Aim: Restate exactly the lines of the entries below, beginning with the first and ending with the line that holds "import numpy as np". Pictures are not copied.
------------------------------------
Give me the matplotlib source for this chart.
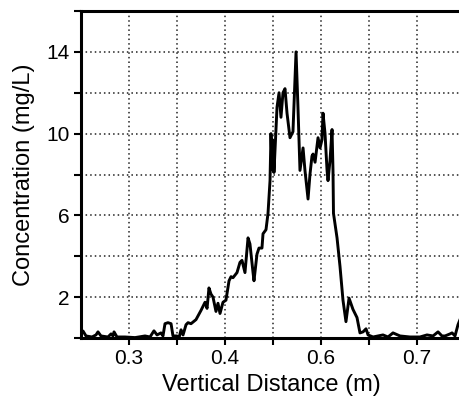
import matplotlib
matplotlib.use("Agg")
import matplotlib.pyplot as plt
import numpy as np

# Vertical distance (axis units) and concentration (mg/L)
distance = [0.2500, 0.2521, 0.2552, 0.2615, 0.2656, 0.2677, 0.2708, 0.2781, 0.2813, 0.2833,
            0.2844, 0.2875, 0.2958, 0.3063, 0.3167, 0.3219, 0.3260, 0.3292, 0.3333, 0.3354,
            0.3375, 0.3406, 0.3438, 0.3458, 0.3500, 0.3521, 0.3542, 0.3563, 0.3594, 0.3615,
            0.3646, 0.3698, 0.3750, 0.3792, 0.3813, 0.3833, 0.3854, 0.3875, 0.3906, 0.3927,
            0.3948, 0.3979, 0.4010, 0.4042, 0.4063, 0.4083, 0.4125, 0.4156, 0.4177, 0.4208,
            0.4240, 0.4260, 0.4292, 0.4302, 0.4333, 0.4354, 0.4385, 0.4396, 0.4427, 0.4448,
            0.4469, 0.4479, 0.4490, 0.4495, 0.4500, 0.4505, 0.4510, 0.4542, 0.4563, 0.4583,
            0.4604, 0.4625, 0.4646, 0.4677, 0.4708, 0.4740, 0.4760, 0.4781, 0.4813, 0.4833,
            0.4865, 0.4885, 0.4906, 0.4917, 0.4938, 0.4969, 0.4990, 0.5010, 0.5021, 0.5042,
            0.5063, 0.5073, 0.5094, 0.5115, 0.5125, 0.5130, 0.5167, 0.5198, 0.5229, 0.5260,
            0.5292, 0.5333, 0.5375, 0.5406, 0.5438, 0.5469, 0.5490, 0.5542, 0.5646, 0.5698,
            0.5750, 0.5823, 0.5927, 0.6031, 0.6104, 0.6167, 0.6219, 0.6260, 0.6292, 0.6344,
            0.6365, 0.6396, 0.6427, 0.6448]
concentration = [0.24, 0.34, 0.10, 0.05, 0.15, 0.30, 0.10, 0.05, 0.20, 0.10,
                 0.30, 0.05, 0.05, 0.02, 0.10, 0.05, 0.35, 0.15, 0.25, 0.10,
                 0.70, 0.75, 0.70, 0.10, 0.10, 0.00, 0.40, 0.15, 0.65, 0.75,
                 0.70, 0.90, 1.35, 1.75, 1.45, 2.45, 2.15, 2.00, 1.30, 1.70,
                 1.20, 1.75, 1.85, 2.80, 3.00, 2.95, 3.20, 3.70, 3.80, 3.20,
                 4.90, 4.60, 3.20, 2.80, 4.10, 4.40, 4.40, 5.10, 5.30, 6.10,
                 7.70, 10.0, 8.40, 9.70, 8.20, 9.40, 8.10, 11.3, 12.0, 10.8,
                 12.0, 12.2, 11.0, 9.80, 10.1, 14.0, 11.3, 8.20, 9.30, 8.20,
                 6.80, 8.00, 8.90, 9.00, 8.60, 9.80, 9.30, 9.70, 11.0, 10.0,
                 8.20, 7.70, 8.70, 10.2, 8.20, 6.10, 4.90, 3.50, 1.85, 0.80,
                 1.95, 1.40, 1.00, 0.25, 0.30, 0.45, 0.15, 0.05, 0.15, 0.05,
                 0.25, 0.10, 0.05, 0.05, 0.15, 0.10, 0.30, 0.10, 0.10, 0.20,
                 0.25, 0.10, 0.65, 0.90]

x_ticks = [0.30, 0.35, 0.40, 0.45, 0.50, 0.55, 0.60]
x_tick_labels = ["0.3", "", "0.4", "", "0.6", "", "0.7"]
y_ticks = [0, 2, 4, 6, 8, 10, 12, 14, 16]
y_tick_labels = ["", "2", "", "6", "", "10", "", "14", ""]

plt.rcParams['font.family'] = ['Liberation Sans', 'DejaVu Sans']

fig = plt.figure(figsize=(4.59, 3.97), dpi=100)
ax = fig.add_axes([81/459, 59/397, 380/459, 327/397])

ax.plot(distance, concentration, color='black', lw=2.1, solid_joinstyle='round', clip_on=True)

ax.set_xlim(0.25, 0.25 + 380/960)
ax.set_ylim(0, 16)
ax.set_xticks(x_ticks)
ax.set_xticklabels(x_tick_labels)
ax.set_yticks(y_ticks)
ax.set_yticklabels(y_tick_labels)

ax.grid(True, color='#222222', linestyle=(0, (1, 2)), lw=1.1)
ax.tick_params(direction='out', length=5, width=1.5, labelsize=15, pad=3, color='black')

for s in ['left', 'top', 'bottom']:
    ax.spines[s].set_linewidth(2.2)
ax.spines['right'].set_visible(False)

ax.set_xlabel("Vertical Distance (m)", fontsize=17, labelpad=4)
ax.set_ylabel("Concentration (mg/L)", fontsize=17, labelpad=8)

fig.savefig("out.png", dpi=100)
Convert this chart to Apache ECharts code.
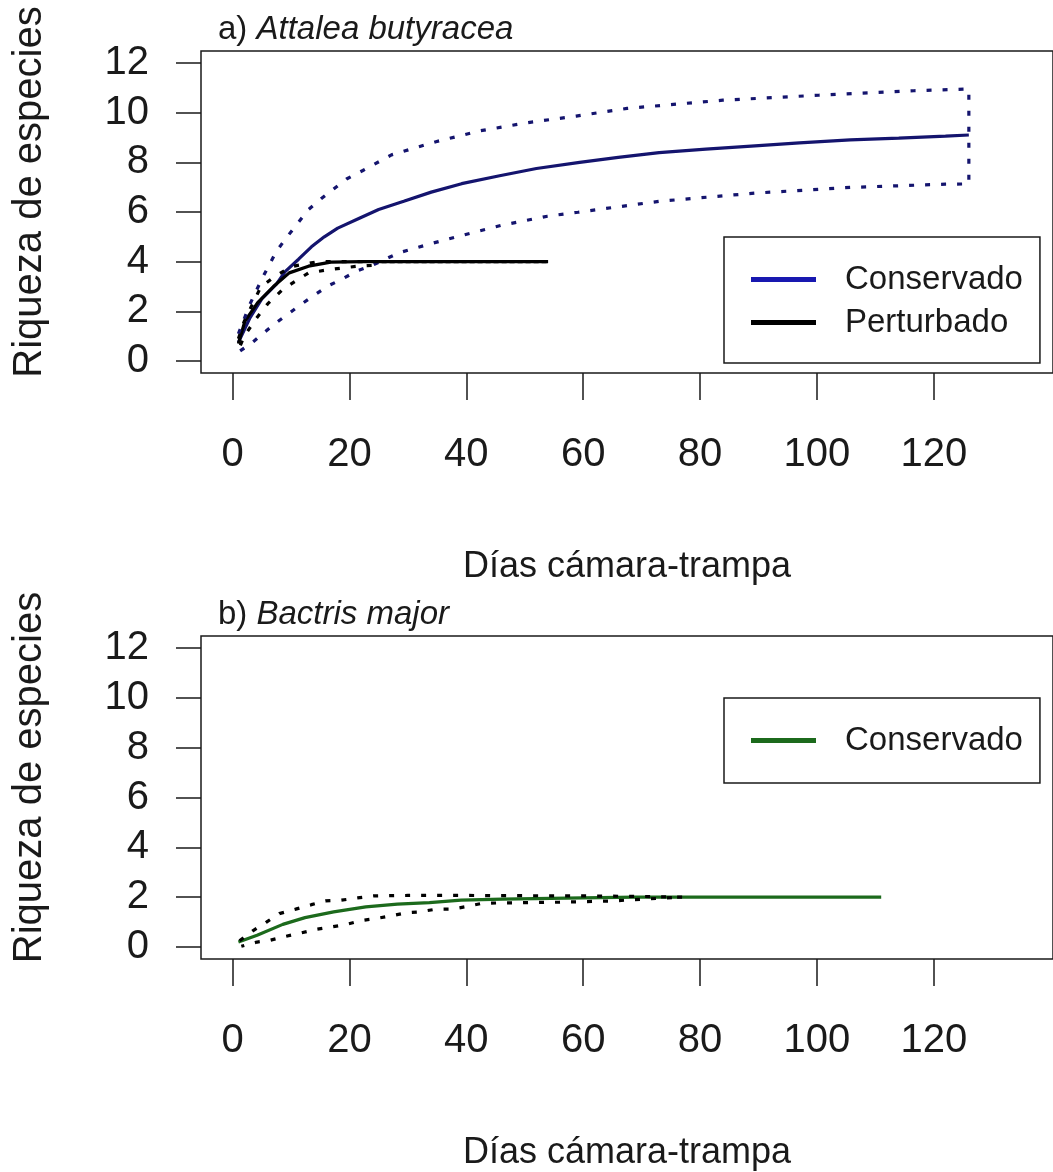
------------------------------------
Answer below:
Give me the matplotlib source for this chart.
import matplotlib
matplotlib.use("Agg")
import matplotlib.pyplot as plt
import numpy as np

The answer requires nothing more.